On Thursday, the Pentagon disclosed that it had carried out an airstrike on Tuesday in Idlib Province that killed Mohammad Habib Boussadoun al-Tunisi, whom it described a Qaeda leader linked to plots against Western targets.

A bona fide intention for eradicating the terrorist groups is highly appreciable. It should be noted that the ISIL seeks “revenge” through any possible means and gross violation of human rights. And the issue is very complicated in Syria. That is to say, the militant fighters are supported by a mysterious hand since it shows backlash for losing the ground in Mosul and Aleppo. The recapture of Mosul is likely to end the group's self-styled caliphate in it areas seized in 2014; however ISIL would still be capable of fighting a guerrilla-style insurgency in Iraq. Although ISIL fighters are hugely outnumbered in Mosul, they have spread themselves among the city’s residents, hindering government forces who are attempting to avoid civilian casualties. After all, the group is widely involved in humanitarian law and kills non-combatants in the worst possible way. In a nutshell, the terrorist elements have crossed the red line and pay no heed to humanity, religious tenets or international law. Additionally, they destroy cultural monuments, which have nothing to do with wars.
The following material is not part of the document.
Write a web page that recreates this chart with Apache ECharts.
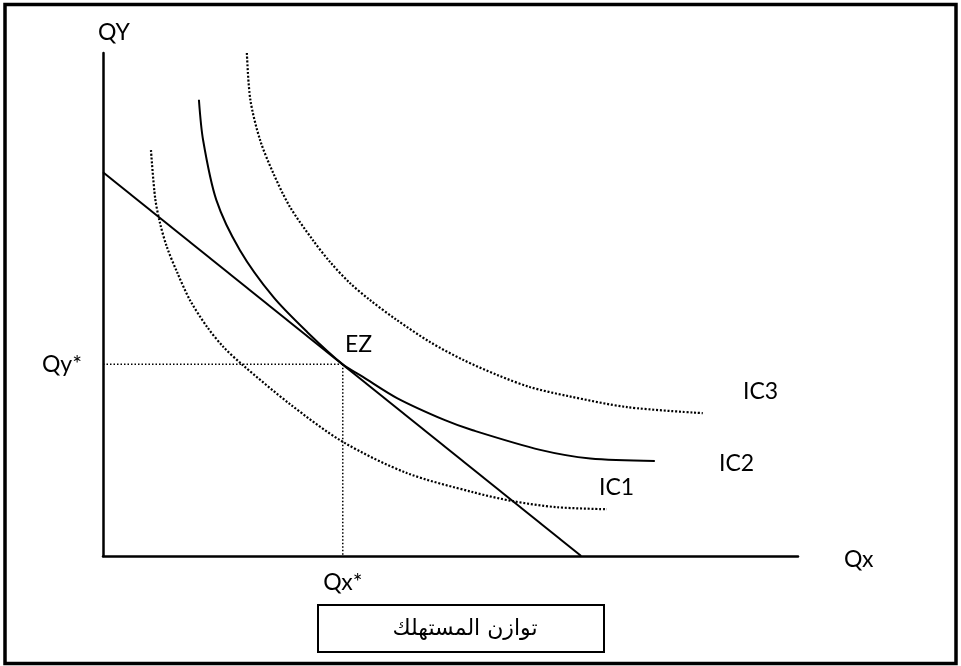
<!DOCTYPE html>
<html>
<head>
<meta charset="utf-8">
<script src="https://cdn.jsdelivr.net/npm/echarts@6/dist/echarts.min.js"></script>
<style>
  html, body { margin: 0; padding: 0; background: #fff; }
  #chart { width: 961px; height: 666px; }
</style>
</head>
<body>
<div id="chart"></div>
<script>
// indifference curves and budget line, axis units 0..100
const ic1 = [[6.9, 80.7], [7.5, 71.2], [8.2, 66.2], [9.2, 61.4], [10.7, 56.3], [12.5, 50.9], [15.0, 45.5],
  [17.3, 41.6], [20.0, 38.1], [26.9, 30.2], [34.5, 22.7], [43.7, 16.5], [53.2, 12.7], [59.0, 10.9], [65.3, 9.7], [72.5, 9.3]];
const ic2 = [[13.8, 90.7], [14.4, 82.7], [16.3, 70.8], [19.7, 60.8], [24.5, 51.5], [29.4, 44.5], [34.5, 38.1],
  [37.4, 35.6], [42.3, 31.4], [49.2, 27.0], [53.2, 25.0], [62.9, 21.1], [70.1, 19.4], [79.4, 18.9]];
const ic3 = [[20.7, 100], [21.2, 90.7], [22.6, 82.7], [24.5, 76.1], [26.9, 69.4], [30.2, 62.8], [32.7, 58.4],
  [35.5, 54.3], [38.4, 50.9], [42.3, 46.9], [47.1, 42.5], [51.8, 39.0], [56.7, 36.0], [61.4, 33.6],
  [66.9, 31.8], [75.4, 29.6], [86.3, 28.4]];
const budget = [[0, 76.3], [68.8, 0]];
const equilibrium = [34.5, 38.1];
const guideH = [[0, 38.1], [34.5, 38.1]];
const guideV = [[34.5, 38.1], [34.5, 0]];

const font = 'Lato, "Open Sans", sans-serif';
const chart = echarts.init(document.getElementById('chart'));

function txt(x, y, s) {
  return { type: 'text', left: x, top: y, style: { text: s, font: '23px ' + font, fill: '#000' } };
}

const dotted = { color: '#000', width: 2.2, type: [2, 1.8] };

chart.setOption({
  animation: false,
  backgroundColor: '#fff',
  grid: { left: 103, right: 163, top: 53, bottom: 110 },
  xAxis: {
    type: 'value', min: 0, max: 100,
    axisLine: { show: true, lineStyle: { color: '#000', width: 2.5 } },
    axisTick: { show: false },
    splitLine: { show: false },
    axisLabel: {
      customValues: [equilibrium[0]],
      formatter: () => 'Qx*',
      fontFamily: font, fontSize: 23, color: '#000', margin: 15
    }
  },
  yAxis: {
    type: 'value', min: 0, max: 100,
    axisLine: { show: true, lineStyle: { color: '#000', width: 2.5 } },
    axisTick: { show: false },
    splitLine: { show: false },
    axisLabel: {
      customValues: [equilibrium[1]],
      formatter: () => 'Qy*',
      fontFamily: font, fontSize: 23, color: '#000', margin: 21
    }
  },
  series: [
    { type: 'line', data: guideH, showSymbol: false, lineStyle: { color: '#000', width: 1.5, type: [1.5, 2] } },
    { type: 'line', data: guideV, showSymbol: false, lineStyle: { color: '#000', width: 1.5, type: [1.5, 2] } },
    { type: 'line', data: ic1, smooth: 0.3, showSymbol: false, lineStyle: dotted },
    { type: 'line', data: ic2, smooth: 0.3, showSymbol: false, lineStyle: { color: '#000', width: 2 } },
    { type: 'line', data: ic3, smooth: 0.3, showSymbol: false, lineStyle: dotted },
    { type: 'line', data: budget, showSymbol: false, lineStyle: { color: '#000', width: 2 } }
  ],
  graphic: [
    { type: 'rect', shape: { x: 5, y: 4.5, width: 951, height: 659 }, style: { fill: null, stroke: '#000', lineWidth: 3.5 } },
    { type: 'rect', shape: { x: 318, y: 605, width: 286, height: 47 }, style: { fill: null, stroke: '#000', lineWidth: 2 } },
    { type: 'text', x: 465, y: 629, style: { text: 'توازن المستهلك', font: '22px "DejaVu Sans", sans-serif', fill: '#000', align: 'center', verticalAlign: 'middle' } },
    txt(98, 21, 'QY'),
    txt(345, 333, 'EZ'),
    txt(743, 380, 'IC3'),
    txt(719, 452, 'IC2'),
    txt(599, 476, 'IC1'),
    txt(844, 548, 'Qx')
  ]
});
</script>
</body>
</html>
To safeguard human rights, the world will have to broker and support peace talks between the Syrian’s government and opposition group. Hundreds of thousands were killed and more than half of the country’s population has been displaced as a result of Syria’s conflict erupted on March, 2011 with protests against Assad’s regime. The ISIL has capitalized on the turbulence and seeks to muddy the water as long as possible. Syria’s Prime Minister Imad Khamis said that his government was serious about the Syrian talks in Astana, noting that Damascus welcomes any initiative to restore peace. The talks in Astana are the result of a Russian-Turkish understanding, which started with a ceasefire in the country, which excluded terror-designated groups such as the al-Qaeda-linked Nusra Front and the ISIL group.

The germ of idea for holding talks for Syria’s conflict is a wise decision and hope the world supports it so as to strengthen peace and stability and put an end to the deadly conflict of Syria. Secondly, excluding the ISIL and al-Qaeda is wiser one and they have to be countered and eradicated. Let us see how Mr. Trump will play his role as US president.